> **PROVIDED DATA**

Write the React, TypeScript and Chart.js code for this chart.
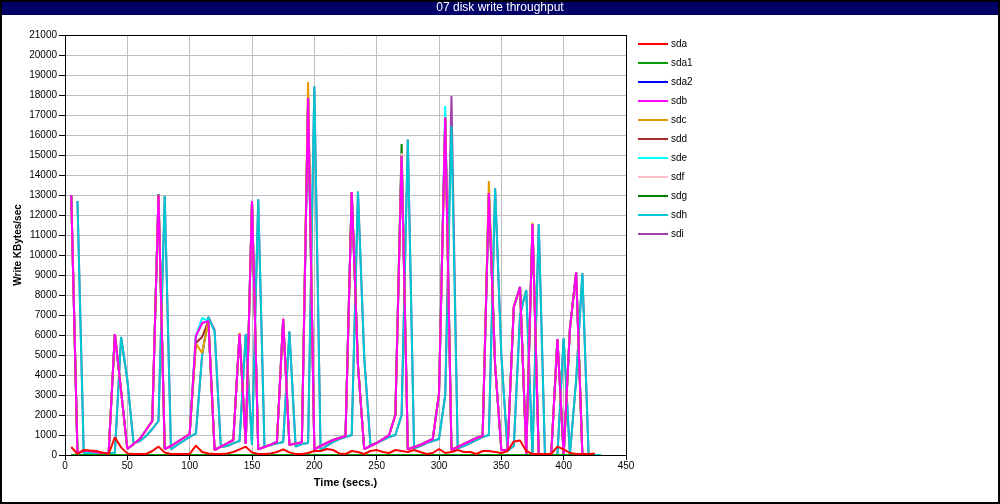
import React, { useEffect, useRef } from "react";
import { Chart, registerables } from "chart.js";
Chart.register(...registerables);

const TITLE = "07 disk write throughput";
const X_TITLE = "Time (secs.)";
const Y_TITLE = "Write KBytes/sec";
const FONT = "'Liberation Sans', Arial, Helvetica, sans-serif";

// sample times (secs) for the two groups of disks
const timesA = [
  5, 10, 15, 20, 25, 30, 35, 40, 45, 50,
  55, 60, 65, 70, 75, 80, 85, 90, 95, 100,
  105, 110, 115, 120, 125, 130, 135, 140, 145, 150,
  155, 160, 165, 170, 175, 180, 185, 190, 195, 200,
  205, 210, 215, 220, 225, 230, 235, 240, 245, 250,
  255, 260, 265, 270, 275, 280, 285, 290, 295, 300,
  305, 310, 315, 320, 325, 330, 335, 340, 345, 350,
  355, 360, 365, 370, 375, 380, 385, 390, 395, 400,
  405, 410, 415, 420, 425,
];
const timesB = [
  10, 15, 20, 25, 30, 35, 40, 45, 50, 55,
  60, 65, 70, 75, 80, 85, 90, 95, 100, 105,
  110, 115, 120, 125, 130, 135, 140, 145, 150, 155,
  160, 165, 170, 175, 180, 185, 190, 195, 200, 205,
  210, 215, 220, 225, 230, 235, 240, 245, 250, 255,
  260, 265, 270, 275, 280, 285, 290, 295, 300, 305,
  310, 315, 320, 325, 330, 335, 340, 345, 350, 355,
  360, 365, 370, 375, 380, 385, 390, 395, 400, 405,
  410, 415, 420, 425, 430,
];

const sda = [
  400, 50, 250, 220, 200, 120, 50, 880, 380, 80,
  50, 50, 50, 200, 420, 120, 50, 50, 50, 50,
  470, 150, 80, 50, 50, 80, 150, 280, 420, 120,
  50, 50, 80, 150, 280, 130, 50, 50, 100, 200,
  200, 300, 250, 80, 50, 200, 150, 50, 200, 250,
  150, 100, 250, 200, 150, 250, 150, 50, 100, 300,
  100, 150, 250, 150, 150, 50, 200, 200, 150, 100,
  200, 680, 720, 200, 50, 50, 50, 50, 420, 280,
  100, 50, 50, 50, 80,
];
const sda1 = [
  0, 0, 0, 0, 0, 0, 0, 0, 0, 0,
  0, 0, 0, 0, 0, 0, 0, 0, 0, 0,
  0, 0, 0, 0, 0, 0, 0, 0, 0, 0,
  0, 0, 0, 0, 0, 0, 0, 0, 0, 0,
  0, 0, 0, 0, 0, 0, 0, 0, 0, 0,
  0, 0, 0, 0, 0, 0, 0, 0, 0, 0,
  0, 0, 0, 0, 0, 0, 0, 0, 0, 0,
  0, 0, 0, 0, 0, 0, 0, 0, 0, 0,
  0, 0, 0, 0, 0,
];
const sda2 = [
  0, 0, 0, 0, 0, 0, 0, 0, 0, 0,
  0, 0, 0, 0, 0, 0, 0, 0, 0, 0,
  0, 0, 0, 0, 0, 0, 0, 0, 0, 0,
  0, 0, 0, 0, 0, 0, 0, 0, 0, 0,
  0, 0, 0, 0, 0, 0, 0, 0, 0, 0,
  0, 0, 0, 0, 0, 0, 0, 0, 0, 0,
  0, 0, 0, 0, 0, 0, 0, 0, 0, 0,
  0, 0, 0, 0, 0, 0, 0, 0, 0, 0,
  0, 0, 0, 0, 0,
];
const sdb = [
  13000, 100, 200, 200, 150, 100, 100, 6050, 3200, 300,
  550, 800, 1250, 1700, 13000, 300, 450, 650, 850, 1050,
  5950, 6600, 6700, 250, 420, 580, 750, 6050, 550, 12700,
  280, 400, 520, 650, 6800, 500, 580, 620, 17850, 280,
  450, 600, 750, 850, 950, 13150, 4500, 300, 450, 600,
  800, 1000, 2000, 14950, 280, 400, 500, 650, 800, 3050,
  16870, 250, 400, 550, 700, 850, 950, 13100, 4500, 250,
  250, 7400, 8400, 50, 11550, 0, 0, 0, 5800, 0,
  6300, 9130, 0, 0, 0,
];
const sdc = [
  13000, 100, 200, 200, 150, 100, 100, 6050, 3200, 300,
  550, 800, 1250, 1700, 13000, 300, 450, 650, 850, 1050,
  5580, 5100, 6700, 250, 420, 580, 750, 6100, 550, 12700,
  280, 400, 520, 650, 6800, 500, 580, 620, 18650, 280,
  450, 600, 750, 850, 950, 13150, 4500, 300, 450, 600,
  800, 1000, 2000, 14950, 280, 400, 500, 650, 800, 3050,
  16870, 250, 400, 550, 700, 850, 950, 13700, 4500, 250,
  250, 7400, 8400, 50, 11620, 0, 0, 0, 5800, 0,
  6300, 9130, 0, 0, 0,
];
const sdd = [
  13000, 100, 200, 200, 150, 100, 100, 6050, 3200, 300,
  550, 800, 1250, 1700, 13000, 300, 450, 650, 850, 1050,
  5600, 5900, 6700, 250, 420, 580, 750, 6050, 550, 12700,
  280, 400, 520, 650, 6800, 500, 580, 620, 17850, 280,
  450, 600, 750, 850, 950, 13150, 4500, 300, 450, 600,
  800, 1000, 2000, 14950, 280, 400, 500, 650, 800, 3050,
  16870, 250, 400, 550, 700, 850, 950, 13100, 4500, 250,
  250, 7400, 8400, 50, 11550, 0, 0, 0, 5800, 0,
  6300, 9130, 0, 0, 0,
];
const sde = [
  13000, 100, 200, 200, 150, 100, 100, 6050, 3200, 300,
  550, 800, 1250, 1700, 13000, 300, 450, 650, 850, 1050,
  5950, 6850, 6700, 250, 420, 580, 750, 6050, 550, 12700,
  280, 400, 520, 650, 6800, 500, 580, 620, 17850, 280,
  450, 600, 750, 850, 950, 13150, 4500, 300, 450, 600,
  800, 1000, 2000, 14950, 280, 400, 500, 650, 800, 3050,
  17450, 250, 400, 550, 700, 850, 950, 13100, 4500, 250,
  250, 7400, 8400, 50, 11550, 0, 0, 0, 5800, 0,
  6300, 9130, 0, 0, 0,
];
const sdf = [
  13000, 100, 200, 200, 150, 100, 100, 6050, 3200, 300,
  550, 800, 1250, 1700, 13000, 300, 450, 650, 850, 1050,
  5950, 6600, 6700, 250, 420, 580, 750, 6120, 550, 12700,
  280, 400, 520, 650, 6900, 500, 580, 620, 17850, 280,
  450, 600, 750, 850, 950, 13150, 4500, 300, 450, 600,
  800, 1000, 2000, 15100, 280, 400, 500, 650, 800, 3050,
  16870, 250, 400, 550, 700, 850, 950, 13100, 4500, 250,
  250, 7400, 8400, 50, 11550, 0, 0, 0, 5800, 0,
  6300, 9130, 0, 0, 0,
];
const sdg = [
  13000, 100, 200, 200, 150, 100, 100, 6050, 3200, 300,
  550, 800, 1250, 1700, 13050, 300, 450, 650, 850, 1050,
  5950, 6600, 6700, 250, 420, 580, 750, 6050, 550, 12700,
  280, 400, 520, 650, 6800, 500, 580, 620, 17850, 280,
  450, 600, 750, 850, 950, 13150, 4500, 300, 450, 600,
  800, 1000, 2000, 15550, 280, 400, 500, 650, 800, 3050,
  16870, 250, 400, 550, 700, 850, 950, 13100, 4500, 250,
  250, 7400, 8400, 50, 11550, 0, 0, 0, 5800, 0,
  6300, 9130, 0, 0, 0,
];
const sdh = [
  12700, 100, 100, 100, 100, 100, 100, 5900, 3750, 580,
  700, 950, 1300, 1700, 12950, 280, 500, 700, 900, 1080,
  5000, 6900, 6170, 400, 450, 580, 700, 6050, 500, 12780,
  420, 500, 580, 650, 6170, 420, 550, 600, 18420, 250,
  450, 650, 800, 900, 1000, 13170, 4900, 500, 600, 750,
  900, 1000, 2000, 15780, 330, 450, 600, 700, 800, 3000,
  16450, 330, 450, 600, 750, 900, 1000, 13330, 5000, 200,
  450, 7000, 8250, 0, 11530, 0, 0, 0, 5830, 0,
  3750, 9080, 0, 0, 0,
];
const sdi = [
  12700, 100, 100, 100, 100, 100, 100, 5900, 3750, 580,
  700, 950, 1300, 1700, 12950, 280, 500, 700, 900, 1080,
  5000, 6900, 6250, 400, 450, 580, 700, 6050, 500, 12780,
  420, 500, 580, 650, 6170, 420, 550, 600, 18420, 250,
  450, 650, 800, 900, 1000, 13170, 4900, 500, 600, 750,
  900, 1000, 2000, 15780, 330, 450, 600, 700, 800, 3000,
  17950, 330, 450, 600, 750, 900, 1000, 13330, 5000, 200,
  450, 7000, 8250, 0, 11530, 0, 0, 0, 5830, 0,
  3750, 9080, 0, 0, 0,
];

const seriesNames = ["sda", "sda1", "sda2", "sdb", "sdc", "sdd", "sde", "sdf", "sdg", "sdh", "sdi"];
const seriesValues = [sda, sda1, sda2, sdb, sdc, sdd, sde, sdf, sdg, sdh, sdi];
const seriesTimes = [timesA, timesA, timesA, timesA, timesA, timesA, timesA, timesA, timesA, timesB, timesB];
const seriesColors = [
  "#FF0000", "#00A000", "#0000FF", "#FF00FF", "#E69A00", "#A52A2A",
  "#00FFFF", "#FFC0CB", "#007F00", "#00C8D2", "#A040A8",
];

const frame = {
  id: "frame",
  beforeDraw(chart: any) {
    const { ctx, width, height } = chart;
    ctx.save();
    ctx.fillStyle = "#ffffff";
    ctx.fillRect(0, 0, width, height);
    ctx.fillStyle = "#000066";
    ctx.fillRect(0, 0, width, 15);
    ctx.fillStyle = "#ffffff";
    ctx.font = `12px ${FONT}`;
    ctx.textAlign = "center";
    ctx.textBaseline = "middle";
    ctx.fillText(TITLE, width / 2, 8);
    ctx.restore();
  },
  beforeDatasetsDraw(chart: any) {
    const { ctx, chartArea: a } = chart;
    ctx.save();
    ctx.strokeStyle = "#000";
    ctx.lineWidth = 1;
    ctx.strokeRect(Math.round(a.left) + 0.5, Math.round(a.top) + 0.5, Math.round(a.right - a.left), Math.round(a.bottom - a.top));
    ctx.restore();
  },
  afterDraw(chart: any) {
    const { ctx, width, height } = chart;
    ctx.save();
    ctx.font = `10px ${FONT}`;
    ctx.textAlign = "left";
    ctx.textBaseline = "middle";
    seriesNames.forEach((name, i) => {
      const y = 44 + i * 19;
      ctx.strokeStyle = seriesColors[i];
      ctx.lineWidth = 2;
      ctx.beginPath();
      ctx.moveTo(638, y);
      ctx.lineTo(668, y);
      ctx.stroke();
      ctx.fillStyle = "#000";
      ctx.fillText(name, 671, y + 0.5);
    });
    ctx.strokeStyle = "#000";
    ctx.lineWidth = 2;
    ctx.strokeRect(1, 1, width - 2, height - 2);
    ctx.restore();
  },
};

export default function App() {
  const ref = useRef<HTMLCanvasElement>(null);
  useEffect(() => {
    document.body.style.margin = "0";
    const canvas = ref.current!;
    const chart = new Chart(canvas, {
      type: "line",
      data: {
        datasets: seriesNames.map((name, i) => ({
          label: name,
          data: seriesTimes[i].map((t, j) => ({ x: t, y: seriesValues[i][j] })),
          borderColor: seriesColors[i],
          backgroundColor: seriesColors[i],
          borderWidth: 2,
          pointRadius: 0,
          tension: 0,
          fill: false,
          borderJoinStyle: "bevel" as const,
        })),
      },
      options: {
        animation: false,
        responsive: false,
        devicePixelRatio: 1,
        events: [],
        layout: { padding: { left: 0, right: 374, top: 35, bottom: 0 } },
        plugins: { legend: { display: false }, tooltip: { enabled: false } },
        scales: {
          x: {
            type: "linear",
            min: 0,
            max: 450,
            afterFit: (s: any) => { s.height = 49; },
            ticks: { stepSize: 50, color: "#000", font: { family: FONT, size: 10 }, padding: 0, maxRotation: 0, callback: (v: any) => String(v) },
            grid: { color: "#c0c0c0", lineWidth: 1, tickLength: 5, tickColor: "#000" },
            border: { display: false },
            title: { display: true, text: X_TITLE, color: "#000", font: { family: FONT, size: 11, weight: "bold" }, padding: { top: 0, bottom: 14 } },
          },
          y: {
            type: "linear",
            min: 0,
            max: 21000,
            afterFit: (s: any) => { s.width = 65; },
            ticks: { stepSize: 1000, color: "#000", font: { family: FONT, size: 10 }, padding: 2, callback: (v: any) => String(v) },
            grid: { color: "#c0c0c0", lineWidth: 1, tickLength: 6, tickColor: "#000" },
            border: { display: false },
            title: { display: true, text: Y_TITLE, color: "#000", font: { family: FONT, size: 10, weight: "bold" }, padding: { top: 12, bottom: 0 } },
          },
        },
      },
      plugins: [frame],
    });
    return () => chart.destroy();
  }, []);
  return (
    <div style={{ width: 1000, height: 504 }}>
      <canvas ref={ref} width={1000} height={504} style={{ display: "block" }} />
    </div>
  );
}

> **JOB**
Every line holding "React" should be copied out.

> **THE OUTPUT**
Write the React, TypeScript and Chart.js code for this chart.
import React, { useEffect, useRef } from "react";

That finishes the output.